Mio nonno, suo genero, portava in Toscana un barattolo dei suoi fichi ogni volta che lo andava a trovare e ne dava uno alle nipoti quando andavano a trovare lui, nella sua cantina-falegnameria colma di oggetti che mi incuriosivano all’eccesso. Erano fichi duri, da tenere in bocca come una caramella che lentamente si scioglie e svela il suo gusto.
È il ricordo all’albero del fico vicino al vecchio pozzo, nel giardino dove sono cresciuta, piantato dall’altro bisnonno, quello toscano, intorno al quale giravo alla ricerca di un frutto alla mia altezza (ma ero troppo bassa). Non erano fichi grossi e rotondi, ma piuttosto smilzi, asciugati dal sole eppure ancora polposi, di una polpa zuccherina e concentrata di chi ha maturato a lungo sotto il sole.
Il fico nero è in cucina un frutto versatile. Si associa all’estate, quando lo si gusta con prosciutto crudo, un formaggio cremoso o in un dolce, ma anche d’inverno, quando, secco, arricchisce i dolci e la tavola della festa. Il sapore intenso e zuccherino del fico nero e il profumo dell’albero di fico sono legati al caldo dell’estate italiana, accompagnata dal fisso rumore delle cicale – di cui mi ricordo d’inverno, quando ne mangio uno essiccato. Sta per una cucina che segue le stagioni, curiosa d’innovazione e che ama gli esperimenti che rendono contemporanee le tradizioni.

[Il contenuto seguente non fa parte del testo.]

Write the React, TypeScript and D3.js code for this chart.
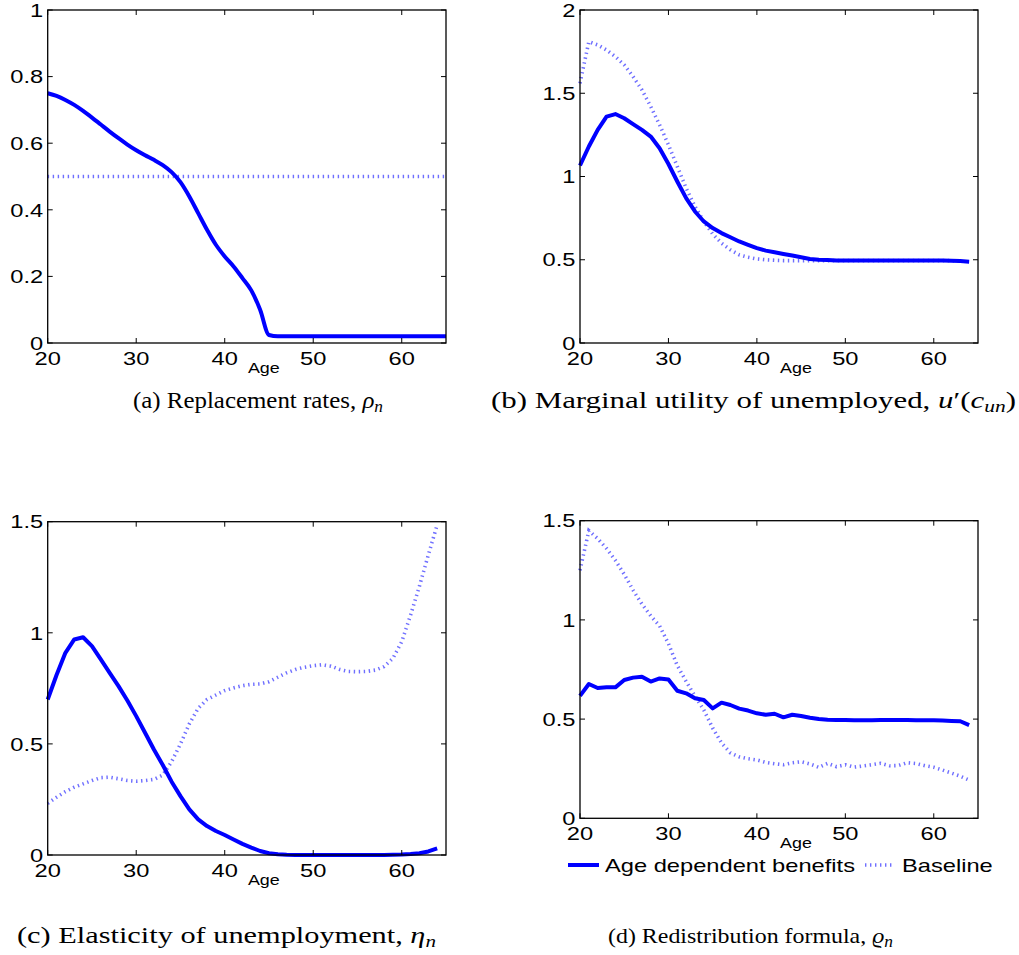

Per me il fico appartiene all’immagine dell’Italia rurale, quella assolata e un po’ deserta, in piena estate. È l’albero che trovo ai bordi delle strade di campagna e che offre un riparo ombroso dal sole ardente. Il profumo delle sue foglie è uno dei profumi dell’estate.
Infine una considerazione estetica. Il fico è un frutto semplice. Da fuori. È un frutto semplice e schietto, d’un viola quasi nero, liscio e forse un po’ rugoso. Eppure, oltre la buccia, svela una complessità che non ci si aspetterebbe, una polpa ricca di colore e struttura. Uno dei motivi per cui nell’antichità era un simbolo per la sensualità. Può essere anche da questo punto di vista una metafora per la cucina che ho in mente.
La cucina vista da me
Amo il cibo, non credo di aver mai saltato volontariamente un pasto, anche nei periodi peggiori. Mangiare è sempre stato un atto rassicurante e cucinare il mio modo creativo d’esprimermi, che mi porta serenità.
Mi piace la varietà della cucina povera e non sofisticata, quella che parte da ingredienti semplici ma di grande qualità e che, con fantasia e capacità, può arrivare a grandi piatti. Credo in questo di riconoscere le radici toscane della mia vita. Dopo essere tornata in Italia, dopo anni di vita all’estero, mi sono resa conto di quanto sia facile, qui, trovare questi ingredienti e così poco banale trovare, altrove, una solida cultura enogastronomica. Alla base di ogni piatto sta la qualità degli ingredienti che lo compongono. Non si può fare la pomarola con pomodori che non sanno di nulla.
Non amo i cooking show (e gli show cooking che dilagano agli eventi), gli chef (anche stellati) che fanno TV o pubblicità per prodotti che difficilmente entrerebbero nella cucina del loro ristorante stellato. Mi sembra una mancanza di etica culinaria, un essere mercenari del marketing. Mi piacciono alcuni documentari su chef e ristoranti, che ti segnalo in questa pagina.
Non mi piacciono neppure un granchè i ristoranti stellati, se non come esperienza estetica e gusto-olfattiva, che se mi capita (e decido di spenderci tutti quei soldi), faccio volentieri. Credo tuttavia che una tale cucina abbia poco a che fare con il mangiare se non mette al centro gli ingredienti, la loro origine e la storia delle persone che li producono e li trasformano e che rimanga, altrimenti, solo estetica e virtuosismo. Sono una tipa da osterie, insomma, sia quelle che propongono una cucina ruspante che quelle con una cucina più elaborata. L’importante è che questa sia stagionale e il più locale possibile. Così come ci sono gli enofighetti, ci sono pure i gastrofighetti: con entrambi vado poco d’accordo.
Insomma, la strada è ancora lunga: e menomale! Sennò che gusto c’è?